- [Exercise]
In your copy, leave out the pictures; write out all the data exactly.

· · · · ·

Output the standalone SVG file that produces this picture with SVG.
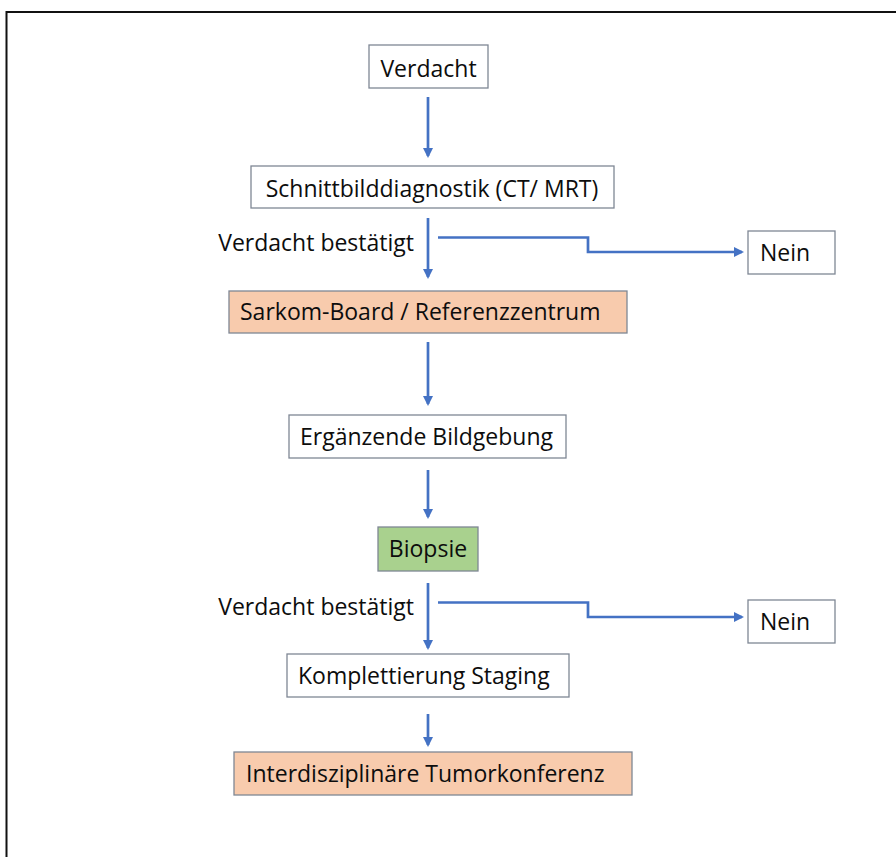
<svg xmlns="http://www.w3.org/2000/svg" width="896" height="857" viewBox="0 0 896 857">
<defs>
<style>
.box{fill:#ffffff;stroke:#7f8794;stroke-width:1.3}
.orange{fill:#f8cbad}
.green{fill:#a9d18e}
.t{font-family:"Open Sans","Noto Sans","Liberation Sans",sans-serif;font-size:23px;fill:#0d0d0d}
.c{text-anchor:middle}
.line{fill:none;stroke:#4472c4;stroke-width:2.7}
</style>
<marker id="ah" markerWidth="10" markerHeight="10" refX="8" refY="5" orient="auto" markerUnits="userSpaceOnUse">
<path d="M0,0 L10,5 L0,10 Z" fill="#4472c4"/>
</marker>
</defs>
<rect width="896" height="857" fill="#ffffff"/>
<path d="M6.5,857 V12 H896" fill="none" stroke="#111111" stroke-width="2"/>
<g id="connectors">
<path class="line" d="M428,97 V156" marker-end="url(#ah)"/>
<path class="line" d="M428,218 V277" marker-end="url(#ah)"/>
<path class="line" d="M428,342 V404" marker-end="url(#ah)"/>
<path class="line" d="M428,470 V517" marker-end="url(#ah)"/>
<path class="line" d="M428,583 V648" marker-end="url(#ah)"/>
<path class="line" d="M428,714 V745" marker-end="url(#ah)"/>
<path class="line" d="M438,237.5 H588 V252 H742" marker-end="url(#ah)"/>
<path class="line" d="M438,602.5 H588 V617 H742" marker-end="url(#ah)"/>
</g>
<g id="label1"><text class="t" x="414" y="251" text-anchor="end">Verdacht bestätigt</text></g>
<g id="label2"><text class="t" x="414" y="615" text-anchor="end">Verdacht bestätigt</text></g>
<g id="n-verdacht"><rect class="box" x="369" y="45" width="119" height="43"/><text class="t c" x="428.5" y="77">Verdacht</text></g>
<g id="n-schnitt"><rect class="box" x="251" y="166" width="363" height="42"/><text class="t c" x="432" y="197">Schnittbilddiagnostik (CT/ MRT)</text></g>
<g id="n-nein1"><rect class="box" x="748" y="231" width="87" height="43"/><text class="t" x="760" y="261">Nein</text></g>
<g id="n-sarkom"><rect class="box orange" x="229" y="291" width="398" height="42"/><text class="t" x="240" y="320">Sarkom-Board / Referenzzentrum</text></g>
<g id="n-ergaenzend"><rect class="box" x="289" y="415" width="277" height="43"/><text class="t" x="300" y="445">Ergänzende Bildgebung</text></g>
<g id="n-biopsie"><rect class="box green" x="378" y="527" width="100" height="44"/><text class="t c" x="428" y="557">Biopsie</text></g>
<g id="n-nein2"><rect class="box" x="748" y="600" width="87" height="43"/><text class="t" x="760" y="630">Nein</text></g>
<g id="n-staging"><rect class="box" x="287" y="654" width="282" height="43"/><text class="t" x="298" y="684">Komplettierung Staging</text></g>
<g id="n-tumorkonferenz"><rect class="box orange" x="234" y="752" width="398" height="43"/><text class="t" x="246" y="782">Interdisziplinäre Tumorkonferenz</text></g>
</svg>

· · · · ·

- [Exercise response]
Output the standalone SVG file that produces this picture with SVG.
<svg xmlns="http://www.w3.org/2000/svg" width="896" height="857" viewBox="0 0 896 857">
<defs>
<style>
.box{fill:#ffffff;stroke:#7f8794;stroke-width:1.3}
.orange{fill:#f8cbad}
.green{fill:#a9d18e}
.t{font-family:"Open Sans","Noto Sans","Liberation Sans",sans-serif;font-size:23px;fill:#0d0d0d}
.c{text-anchor:middle}
.line{fill:none;stroke:#4472c4;stroke-width:2.7}
</style>
<marker id="ah" markerWidth="10" markerHeight="10" refX="8" refY="5" orient="auto" markerUnits="userSpaceOnUse">
<path d="M0,0 L10,5 L0,10 Z" fill="#4472c4"/>
</marker>
</defs>
<rect width="896" height="857" fill="#ffffff"/>
<path d="M6.5,857 V12 H896" fill="none" stroke="#111111" stroke-width="2"/>
<g id="connectors">
<path class="line" d="M428,97 V156" marker-end="url(#ah)"/>
<path class="line" d="M428,218 V277" marker-end="url(#ah)"/>
<path class="line" d="M428,342 V404" marker-end="url(#ah)"/>
<path class="line" d="M428,470 V517" marker-end="url(#ah)"/>
<path class="line" d="M428,583 V648" marker-end="url(#ah)"/>
<path class="line" d="M428,714 V745" marker-end="url(#ah)"/>
<path class="line" d="M438,237.5 H588 V252 H742" marker-end="url(#ah)"/>
<path class="line" d="M438,602.5 H588 V617 H742" marker-end="url(#ah)"/>
</g>
<g id="label1"><text class="t" x="414" y="251" text-anchor="end">Verdacht bestätigt</text></g>
<g id="label2"><text class="t" x="414" y="615" text-anchor="end">Verdacht bestätigt</text></g>
<g id="n-verdacht"><rect class="box" x="369" y="45" width="119" height="43"/><text class="t c" x="428.5" y="77">Verdacht</text></g>
<g id="n-schnitt"><rect class="box" x="251" y="166" width="363" height="42"/><text class="t c" x="432" y="197">Schnittbilddiagnostik (CT/ MRT)</text></g>
<g id="n-nein1"><rect class="box" x="748" y="231" width="87" height="43"/><text class="t" x="760" y="261">Nein</text></g>
<g id="n-sarkom"><rect class="box orange" x="229" y="291" width="398" height="42"/><text class="t" x="240" y="320">Sarkom-Board / Referenzzentrum</text></g>
<g id="n-ergaenzend"><rect class="box" x="289" y="415" width="277" height="43"/><text class="t" x="300" y="445">Ergänzende Bildgebung</text></g>
<g id="n-biopsie"><rect class="box green" x="378" y="527" width="100" height="44"/><text class="t c" x="428" y="557">Biopsie</text></g>
<g id="n-nein2"><rect class="box" x="748" y="600" width="87" height="43"/><text class="t" x="760" y="630">Nein</text></g>
<g id="n-staging"><rect class="box" x="287" y="654" width="282" height="43"/><text class="t" x="298" y="684">Komplettierung Staging</text></g>
<g id="n-tumorkonferenz"><rect class="box orange" x="234" y="752" width="398" height="43"/><text class="t" x="246" y="782">Interdisziplinäre Tumorkonferenz</text></g>
</svg>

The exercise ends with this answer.